Land use/Land Cover Change Analysis and Prediction in the Northwestern Coastal Desert of Egypt
Halmy, Marwa1; Gessler, Paul2; Hicke, Jeff2; Salem, Boshra1
1Alexandria University, EGYPT; 2University of Idaho, UNITED STATES
Land use/land cover (LULC) classes were mapped for three stages of modification of a landscape located in the northwestern coastal desert of Egypt. Landsat TM data and ancillary data were classified using random forest (RF) ensemble classification approach. The use of random forest (RF) to classify the Landsat TM images for the years 1988, 1999, and 2011 produced LULC classification with an overall accuracy over 90% and kappa index of agreement of more than 0.9. This indicates the merit of using this technique in mapping LULC in similar arid and semi-arid ecosystems. The analysis of the distribution of LULC classes over the three different stages revealed that the landscape has been subject to dynamic changes in land use/land cover over the last three decades. The change occurring in the area is a reflection of the policy by the Egyptian government towards expanding outside the heavily populated Nile valley and Delta through developing desert fringes. The strategy that has been taken for the northwestern desert is to develop it through tourism and agriculture reclamation projects.
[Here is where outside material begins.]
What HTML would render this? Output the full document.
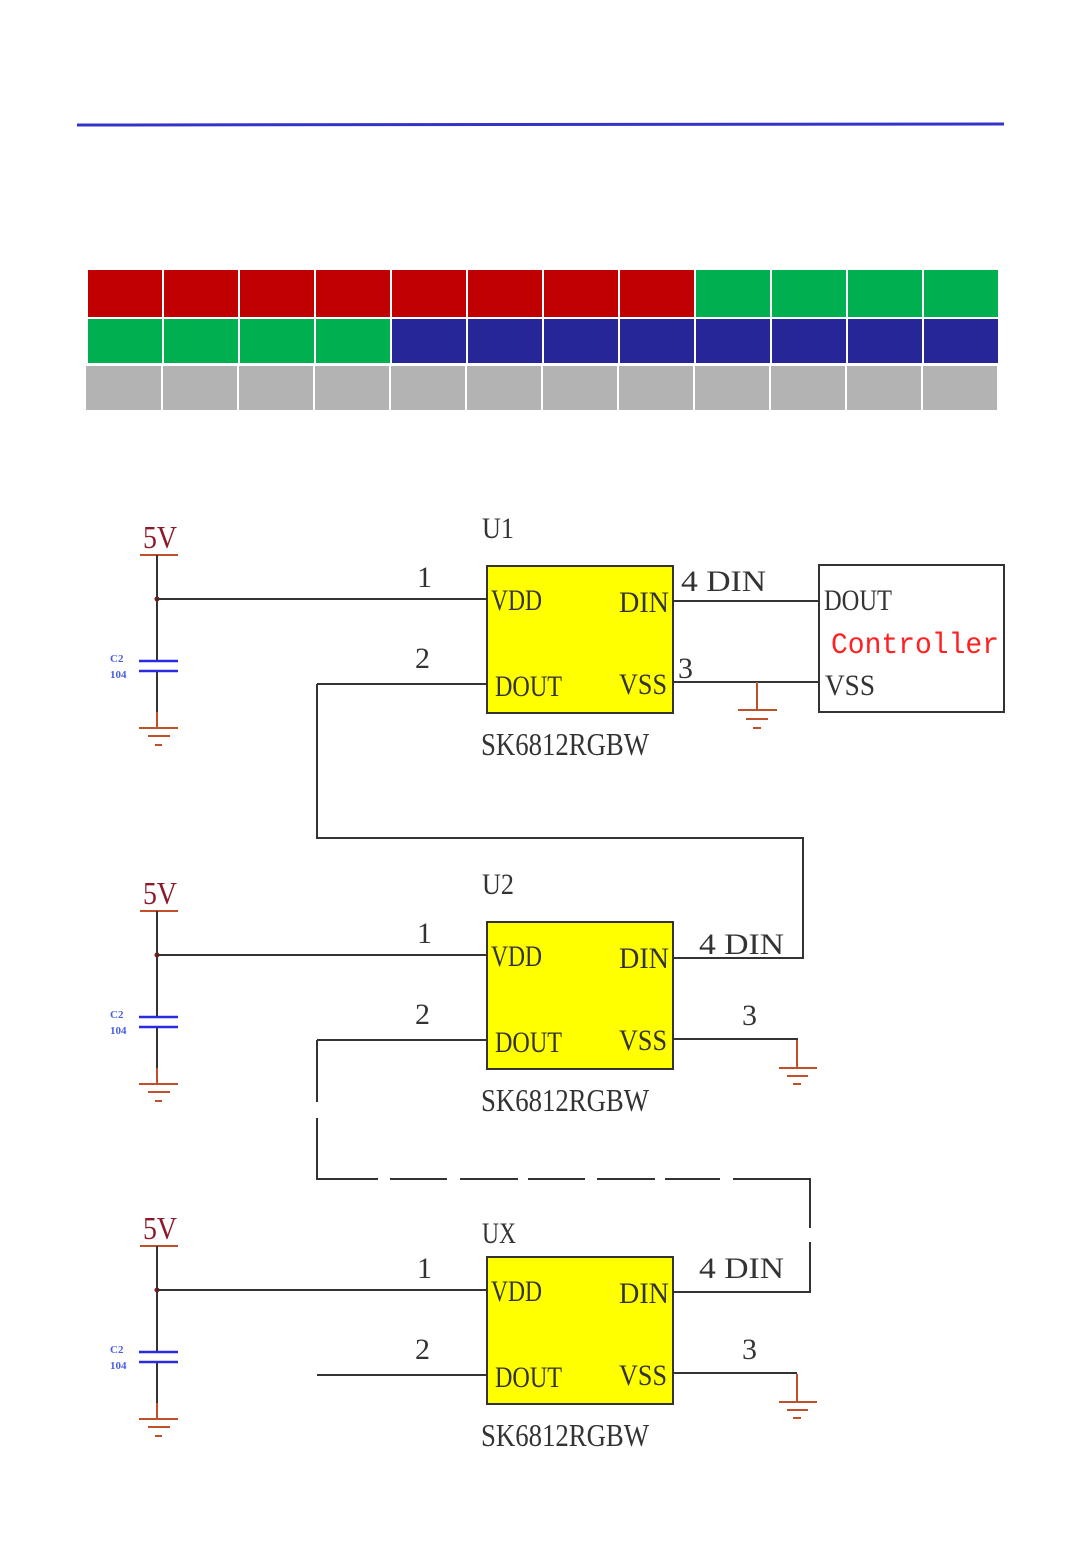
<!DOCTYPE html>
<html><head><meta charset="utf-8"><style>
html,body{margin:0;padding:0;background:#fff;}
svg{display:block;}
.t{font-family:"Liberation Serif",serif;fill:#333;}
</style></head><body>
<svg width="1080" height="1560" viewBox="0 0 1080 1560" xmlns="http://www.w3.org/2000/svg">
<line x1="77" y1="125" x2="1004" y2="124" stroke="#3333cc" stroke-width="3"/>
<g>
<!-- row1 -->
<rect x="88" y="270" width="74" height="47" fill="#c00000"/>
<rect x="164" y="270" width="74" height="47" fill="#c00000"/>
<rect x="240" y="270" width="74" height="47" fill="#c00000"/>
<rect x="316" y="270" width="74" height="47" fill="#c00000"/>
<rect x="392" y="270" width="74" height="47" fill="#c00000"/>
<rect x="468" y="270" width="74" height="47" fill="#c00000"/>
<rect x="544" y="270" width="74" height="47" fill="#c00000"/>
<rect x="620" y="270" width="74" height="47" fill="#c00000"/>
<rect x="696" y="270" width="74" height="47" fill="#00b050"/>
<rect x="772" y="270" width="74" height="47" fill="#00b050"/>
<rect x="848" y="270" width="74" height="47" fill="#00b050"/>
<rect x="924" y="270" width="74" height="47" fill="#00b050"/>
<!-- row2 -->
<rect x="88" y="319" width="74" height="44" fill="#00b050"/>
<rect x="164" y="319" width="74" height="44" fill="#00b050"/>
<rect x="240" y="319" width="74" height="44" fill="#00b050"/>
<rect x="316" y="319" width="74" height="44" fill="#00b050"/>
<rect x="392" y="319" width="74" height="44" fill="#262699"/>
<rect x="468" y="319" width="74" height="44" fill="#262699"/>
<rect x="544" y="319" width="74" height="44" fill="#262699"/>
<rect x="620" y="319" width="74" height="44" fill="#262699"/>
<rect x="696" y="319" width="74" height="44" fill="#262699"/>
<rect x="772" y="319" width="74" height="44" fill="#262699"/>
<rect x="848" y="319" width="74" height="44" fill="#262699"/>
<rect x="924" y="319" width="74" height="44" fill="#262699"/>
<!-- row3 -->
<g fill="#b3b3b3">
<rect x="86" y="366" width="75" height="44"/><rect x="163" y="366" width="74" height="44"/>
<rect x="239" y="366" width="74" height="44"/><rect x="315" y="366" width="74" height="44"/>
<rect x="391" y="366" width="74" height="44"/><rect x="467" y="366" width="74" height="44"/>
<rect x="543" y="366" width="74" height="44"/><rect x="619" y="366" width="74" height="44"/>
<rect x="695" y="366" width="74" height="44"/><rect x="771" y="366" width="74" height="44"/>
<rect x="847" y="366" width="74" height="44"/><rect x="923" y="366" width="74" height="44"/>
</g>
</g>

<defs>
<g id="left">
<text x="143" y="548" class="t" style="fill:#8b1a2a" font-size="32" textLength="34" lengthAdjust="spacingAndGlyphs">5V</text>
<line x1="140" y1="555" x2="178" y2="555" stroke="#c0502a" stroke-width="2"/>
<line x1="157" y1="555" x2="157" y2="712" stroke="#333" stroke-width="2"/>
<line x1="157" y1="712" x2="157" y2="728" stroke="#c0502a" stroke-width="2"/>
<line x1="139" y1="728" x2="178" y2="728" stroke="#c0502a" stroke-width="2"/>
<line x1="148" y1="736" x2="170" y2="736" stroke="#c0502a" stroke-width="2"/>
<line x1="155" y1="745" x2="162" y2="745" stroke="#c0502a" stroke-width="2"/>
<rect x="140" y="662" width="38" height="10" fill="#fff"/>
<line x1="139" y1="661" x2="178" y2="661" stroke="#2a2ae0" stroke-width="2.5"/>
<line x1="139" y1="671" x2="178" y2="671" stroke="#2a2ae0" stroke-width="2.5"/>
<text x="110" y="662" font-family="Liberation Serif,serif" font-size="11" fill="#4a5ee0" font-weight="bold">C2</text>
<text x="110" y="678" font-family="Liberation Serif,serif" font-size="11" fill="#4a5ee0" font-weight="bold">104</text>
<circle cx="157" cy="599" r="2.5" fill="#7a1a1a"/>
<line x1="157" y1="599" x2="487" y2="599" stroke="#333" stroke-width="2"/>
<text x="417" y="587" class="t" font-size="30">1</text>
<text x="415" y="668" class="t" font-size="30">2</text>
<line x1="317" y1="684" x2="487" y2="684" stroke="#333" stroke-width="2"/>
<rect x="487" y="566" width="186" height="147" fill="#ffff00" stroke="#333" stroke-width="2"/>
<text x="491" y="610" class="t" font-size="30" textLength="51" lengthAdjust="spacingAndGlyphs">VDD</text>
<text x="619" y="612" class="t" font-size="30" textLength="50" lengthAdjust="spacingAndGlyphs">DIN</text>
<text x="495" y="696" class="t" font-size="30" textLength="67" lengthAdjust="spacingAndGlyphs">DOUT</text>
<text x="619" y="694" class="t" font-size="30" textLength="48" lengthAdjust="spacingAndGlyphs">VSS</text>
<text x="481" y="755" class="t" font-size="32" textLength="168" lengthAdjust="spacingAndGlyphs">SK6812RGBW</text>
</g>
</defs>

<use href="#left"/>
<use href="#left" transform="translate(0,356)"/>
<use href="#left" transform="translate(0,691)"/>

<text x="482" y="538" class="t" font-size="30" textLength="32" lengthAdjust="spacingAndGlyphs">U1</text>
<text x="482" y="894" class="t" font-size="30" textLength="32" lengthAdjust="spacingAndGlyphs">U2</text>
<text x="482" y="1243" class="t" font-size="30" textLength="34" lengthAdjust="spacingAndGlyphs">UX</text>

<!-- U1 right -->
<line x1="673" y1="601" x2="819" y2="601" stroke="#333" stroke-width="2"/>
<line x1="673" y1="682" x2="819" y2="682" stroke="#333" stroke-width="2"/>
<text x="681" y="591" class="t" font-size="30" textLength="85" lengthAdjust="spacingAndGlyphs">4 DIN</text>
<text x="678" y="678" class="t" font-size="30">3</text>
<g stroke="#c0502a" stroke-width="2">
<line x1="757" y1="682" x2="757" y2="710"/><line x1="738" y1="710" x2="777" y2="710"/>
<line x1="746" y1="719" x2="768" y2="719"/><line x1="753" y1="728" x2="761" y2="728"/>
</g>
<rect x="819" y="565" width="185" height="147" fill="none" stroke="#333" stroke-width="2"/>
<text x="824" y="610" class="t" font-size="30" textLength="68" lengthAdjust="spacingAndGlyphs">DOUT</text>
<text x="831" y="653" font-family="Liberation Mono,monospace" font-size="30" fill="#ff2020" textLength="168" lengthAdjust="spacingAndGlyphs">Controller</text>
<text x="825" y="695" class="t" font-size="30" textLength="50" lengthAdjust="spacingAndGlyphs">VSS</text>

<!-- link U1->U2 -->
<polyline points="317,684 317,838 803,838 803,958 673,958" fill="none" stroke="#333" stroke-width="2"/>
<text x="699" y="954" class="t" font-size="30" textLength="85" lengthAdjust="spacingAndGlyphs">4 DIN</text>
<text x="742" y="1025" class="t" font-size="30">3</text>
<polyline points="673,1039 797,1039 797,1068" fill="none" stroke="#333" stroke-width="2"/>
<g stroke="#c0502a" stroke-width="2">
<line x1="797" y1="1040" x2="797" y2="1068"/><line x1="779" y1="1068" x2="817" y2="1068"/>
<line x1="787" y1="1076" x2="808" y2="1076"/><line x1="793" y1="1084" x2="801" y2="1084"/>
</g>

<!-- dashed link -->
<g stroke="#333" stroke-width="2" fill="none">
<line x1="317" y1="1040" x2="317" y2="1102"/>
<line x1="317" y1="1118" x2="317" y2="1180"/>
<line x1="317" y1="1179" x2="378" y2="1179"/>
<line x1="390" y1="1179" x2="447" y2="1179"/>
<line x1="460" y1="1179" x2="518" y2="1179"/>
<line x1="528" y1="1179" x2="585" y2="1179"/>
<line x1="597" y1="1179" x2="655" y2="1179"/>
<line x1="665" y1="1179" x2="720" y2="1179"/>
<line x1="733" y1="1179" x2="811" y2="1179"/>
<line x1="810" y1="1179" x2="810" y2="1228"/>
<polyline points="810,1242 810,1292 673,1292"/>
</g>
<text x="699" y="1278" class="t" font-size="30" textLength="85" lengthAdjust="spacingAndGlyphs">4 DIN</text>
<text x="742" y="1359" class="t" font-size="30">3</text>
<line x1="673" y1="1373" x2="797" y2="1373" stroke="#333" stroke-width="2"/>
<g stroke="#c0502a" stroke-width="2">
<line x1="797" y1="1374" x2="797" y2="1402"/><line x1="779" y1="1402" x2="817" y2="1402"/>
<line x1="787" y1="1410" x2="808" y2="1410"/><line x1="793" y1="1418" x2="801" y2="1418"/>
</g>
</svg>
</body></html>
The summer resort development on the coastal dunes and the establishment of irrigation system in the area are likely the main causes of changes in the area as revealed in the current study. The analysis of the change in the spatial distribution of the LULC in the landscape reveals that the landscape has become patchier and less naturalized. The natural land cover (rangelands, coastal dunes, mixed barren lands, and wet & marsh areas) continues to suffer from dissection and attrition, while the artificial and semi-artificial land covers (resorts, built-up areas, quarries and croplands) are undergoing creation and aggregation. This trend is expected to continue in the future as is revealed through the simulation of the potential situation in the landscape by 2023. The use of the Markov Chain-Cellular automata model was successful in providing a prediction of the LULC distribution for the year 2011 and was comparable to the actual for 2011. The simulated potential distribution of the LULC classes in the landscape for the year 2023 shows predicted expansion in the croplands westward and northward and an expected increase in quarries and growth in the residential centers in the area. The changes that the landscape has experienced might continue and will likely impact the distribution of species in the area.